Technik, die stärker ist als Schlaglöcher
In fünf bis zehn Jahren fahren autonome Autos auf deutschen Straßen – davon geht Professor Dr. Jian Song aus. Der Leiter des Labors für Feinsystemtechnik an der Technischen Hochschule Ostwestfalen-Lippe arbeitet gemeinsam mit seinem Team daran, dass bis dahin die Technik ausreichend robust ist, damit der Verkehr sicher fließt.
Seit Juli 2019 forschen die Lemgoer Wissenschaftler gemeinsam mit der Fraunhofer-Einrichtung für Mikrosysteme und Festkörper-Technologien EMFT an zuverlässigeren Steckverbindern.
Die Sinnesorgane des autonomen Autos
In autonomen Fahrzeugen gibt es viele Sensoren. Die von ihnen erfassten Daten werden übertragen an einen Steuercomputer. Jede Leitung braucht zwei Steckverbinder. Fällt ein Sensor aus – oder werden seine Daten fehlerhaft übertragen – hat das Auto ein Problem:
„Ein Sinnesorgan funktioniert nicht mehr“, veranschaulicht Song. Bei autonomen Fahrzeugen würde das dazu führen, dass diese angehalten werden. Während ein menschlicher Fahrer bei einer gelben Warnleuchte in der Regel entscheidet, zumindest bis nach Hause oder zur Werkstatt zu fahren, stoppt das autonome Auto sofort:
„Bei autonomen Fahrzeugen haftet der Autohersteller für die Sicherheit. Deshalb werden sie schon bei der kleinsten sicherheitsrelevanten Störung angehalten“, so Song.
Weil der Mensch als Kontrolleur und Entscheider wegfällt, muss die Technik besonders robust sein. Für die Zuverlässigkeit der Steckverbinder beim autonomen Fahren gibt es sogar eine weltweit gültige Vorschrift: Erlaubt ist ein Fehler pro einer Milliarde Betriebsstunden.
„Das klingt sehr streng – aber man muss beachten, dass jedes Auto bis zu 5.000 Steckverbinder hat“, erklärt Song und rechnet vor: Während der von den Herstellern angenommenen Lebensdauer eines Autos von 15 Jahren darf in einem von 30 Fahrzeugen eine Steckverbindung ausfallen.

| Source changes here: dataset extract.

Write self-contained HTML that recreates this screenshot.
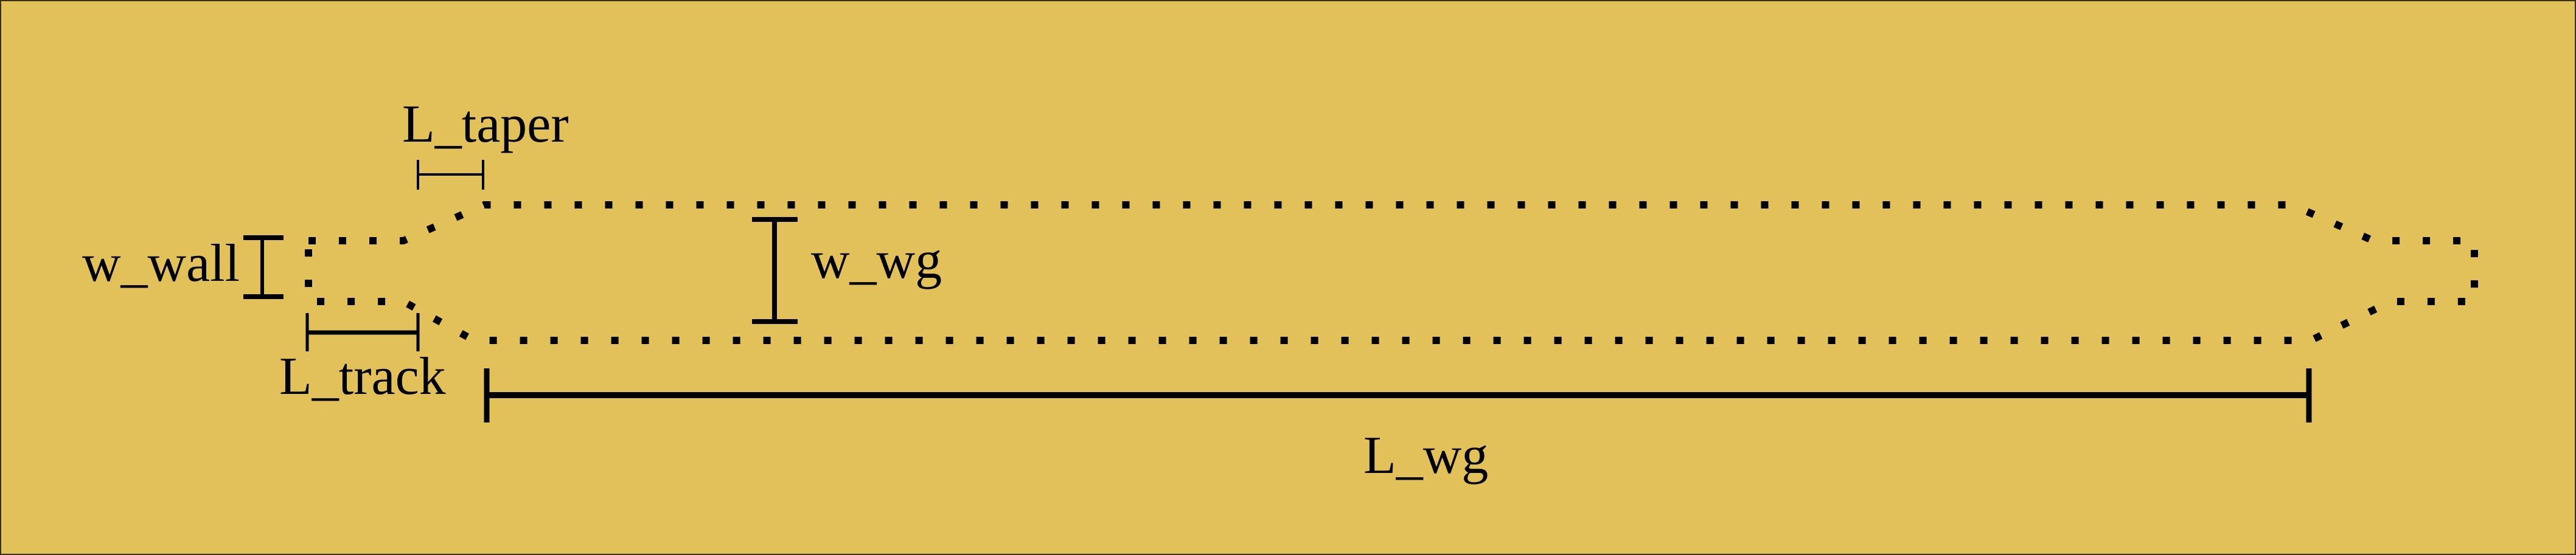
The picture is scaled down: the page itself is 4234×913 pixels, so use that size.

Vibrationen und Hitze fordern Verbindungen heraus
Schäden in Steckverbindungen können vor allem durch Vibrationen und Hitze entstehen. Fährt ein Auto etwa über ein Schlagloch, so kommen alle Bauteile ins Schwingen. Auch der Motor selber sorgt für Vibrationen. Probleme mit Hitze können beispielsweise auftreten, wenn unterschiedliche Materialien verwendet sind, die sich bei Wärme verschieden stark ausdehnen.
Bisher ist nicht erforscht, welche Art von Vibrationen schädlicher ist für die Steckverbinder: schnelle oder langsame, wechselnde oder gleichförmige. Die Lemgoer Wissenschaftler wollen diese Lücke schließen und testen die Bauteile auf Prüfständen, mit denen sie die Belastungen im Fahrzeug simulieren. Viele der Anlagen im Labor für Feinsystemtechnik sind Maßanfertigungen der Lemgoer Forscher. Auch für das aktuelle Projekt müssen sie zunächst einen passenden Prüfstand entwickeln und aufbauen.
Unterstützt wird die Forschung von einem Ausschuss aus Vertretern von Unternehmen, beispielsweise vom Automobilzulieferer ZF und von Steckverbinderherstellern. Das AiF-Projekt wird von Juli 2019 bis Juni 2021 mit rund 400.000 Euro gefördert durch das Bundesministerium für Wirtschaft und Energie aufgrund eines Beschlusses des Deutschen Bundestages. Rund die Hälfte der Fördersumme fließt an die TH OWL.
Forschung im Labor für Feinsystemtechnik
Das Labor für Feinsystemtechnik des Fachbereichs Maschinenbau und Mechatronik gehört zum Forschungsschwerpunkt „Innovative Werkstoffe“ der TH OWL. Im Labor arbeiten knapp 20 Mitarbeiter in Wissenschaft und Technik: Ingenieure aus dem Maschinenbau, der Mechatronik und den Werkstoffwissenschaften, Physiker sowie Physiklaboranten.
Professor Dr. Jian Song und sein Team forschen in enger Kooperation mit der Industrie der elektrischen Verbindungstechnik und mit der Automobilindustrie. Die Schwerpunkte liegen auf der Erforschung und Verbesserung von Funktionsoberflächen und Schichtsystemen für elektrische Kontakte. Häufig geht es außerdem um Verschleißprozesse, Schadensanalysen und Lebensdauerprüfungen.